Perhaps, though, the problem of crime is similar to the problem of war and our approach to one should resemble the other. If the Inner Light shows us a new paradigm for how to look at conflict between nations, perhaps it would show how crime, too, can be analyzed as conflict (rather than simply immoral behavior) that can lead to a more satisfactory solution. I worked for a decade before moving to Minnesota in the early days of a movement now known as "restorative justice" that is working hard on changing the paradigm.

Re pridefulness and self-righteousness, yes, there is certainly a possibility of that. From my standpoint, too many peace protesters (including Quakers) often sound more like scolds rather than prophets or witnesses. My previous post on the Silent Protest of 1917 was intended to address that observation.

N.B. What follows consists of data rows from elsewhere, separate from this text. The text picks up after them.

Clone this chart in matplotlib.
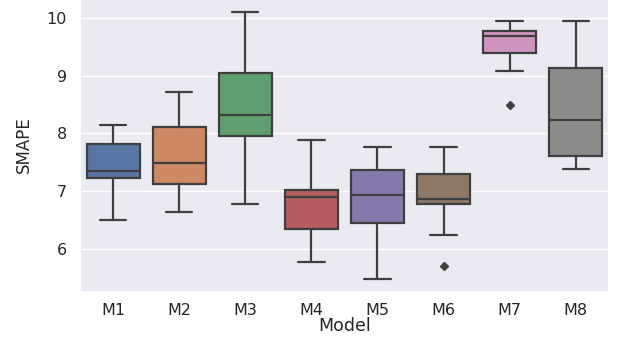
import matplotlib
matplotlib.use("Agg")
import matplotlib.pyplot as plt
import seaborn as sns

sns.set_theme(style="darkgrid")

models = ["M1", "M2", "M3", "M4", "M5", "M6", "M7", "M8"]
whislo = [6.50, 6.64, 6.78, 5.77, 5.47, 6.24, 9.08, 7.38]
q1 = [7.23, 7.12, 7.96, 6.34, 6.44, 6.78, 9.39, 7.61]
med = [7.35, 7.49, 8.31, 6.89, 6.93, 6.86, 9.68, 8.24]
q3 = [7.81, 8.11, 9.05, 7.01, 7.37, 7.29, 9.77, 9.14]
whishi = [8.14, 8.71, 10.10, 7.88, 7.76, 7.76, 9.95, 9.94]
fliers = [[], [], [], [], [], [5.71], [8.49], []]

colors = ["#5875a4", "#cc8963", "#5f9e6e", "#b55d60",
          "#857aab", "#8d7866", "#d095bf", "#8c8c8c"]
line_color = "#3f3f3f"

stats = []
for i, m in enumerate(models):
    stats.append(dict(label=m, whislo=whislo[i], q1=q1[i], med=med[i],
                      q3=q3[i], whishi=whishi[i], fliers=fliers[i]))

fig = plt.figure(figsize=(6.17, 3.4), dpi=100)
ymax = 10.31
ax = fig.add_axes([0.1297, 0.141, 0.857, 0.869])

bp = ax.bxp(stats, positions=range(len(models)), widths=0.8,
            patch_artist=True, capwidths=0.4,
            boxprops=dict(edgecolor=line_color, linewidth=1.6),
            whiskerprops=dict(color=line_color, linewidth=1.6),
            capprops=dict(color=line_color, linewidth=1.6),
            medianprops=dict(color=line_color, linewidth=1.6),
            flierprops=dict(marker="D", markerfacecolor=line_color,
                            markeredgecolor=line_color, markersize=3.8))
for patch, c in zip(bp["boxes"], colors):
    patch.set_facecolor(c)

# axes runs slightly past the top edge, as in the cropped original
ax.set_xlim(-0.5, 7.5)
ax.set_ylim(5.25, 10.37)
ax.set_yticks([6, 7, 8, 9, 10])
ax.set_xticks(range(len(models)))
ax.set_xticklabels(models)
ax.xaxis.grid(False)
ax.tick_params(axis="both", labelsize=11.5, colors="#262626")
ax.tick_params(axis="x", pad=2)
ax.set_xlabel("Model", fontsize=12.5, labelpad=-1)
ax.set_ylabel("SMAPE", fontsize=12, labelpad=10)

fig.savefig("out.png", dpi=100)
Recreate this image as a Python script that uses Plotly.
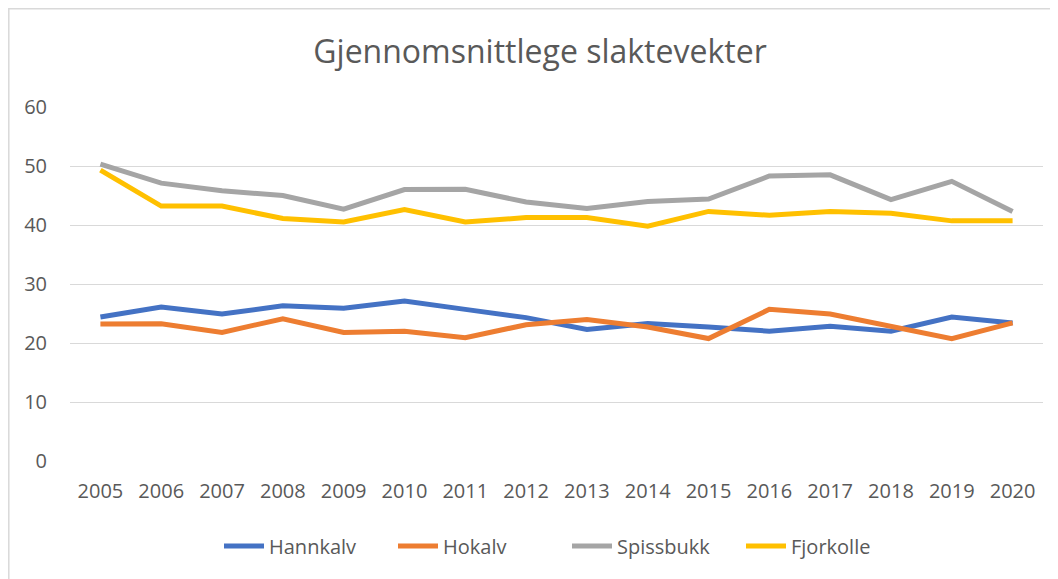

And you may recall my article in the meeting newsletter a couple of years ago about the banner where I wondered aloud why it was so easy for us to agree on "War is not the Answer" slogan while it is nearly impossible for us to unite on any common religious understanding that can be communicated to ourselves or others. Something is wrong with that picture, I think, if we really are a church and not a political club.

But I've come around to being glad the banner is there. I've learned that it does far more than state an opinion. I've begun to see it like the red doors on Episcopal steeplehouses or the blood on the door lintels at Passover, as a sign to others that you're safe here. If there's pridefulness or self-righteousness mixed in, that's a problem to work on, but I'm more comfortable with identifying at least this aspect of our testimony publically as we do.

Thanks as always for your insightful questions.

Liz Opp said...

I don't know, Paul. I sometimes wonder if it isn't time to change the banner to read Love is the answer.

Or what if the banner read Love is the answer. The question is how to choose love during difficulty.

I realize this is off-topic a bit, but I've been carrying that thought for a while now.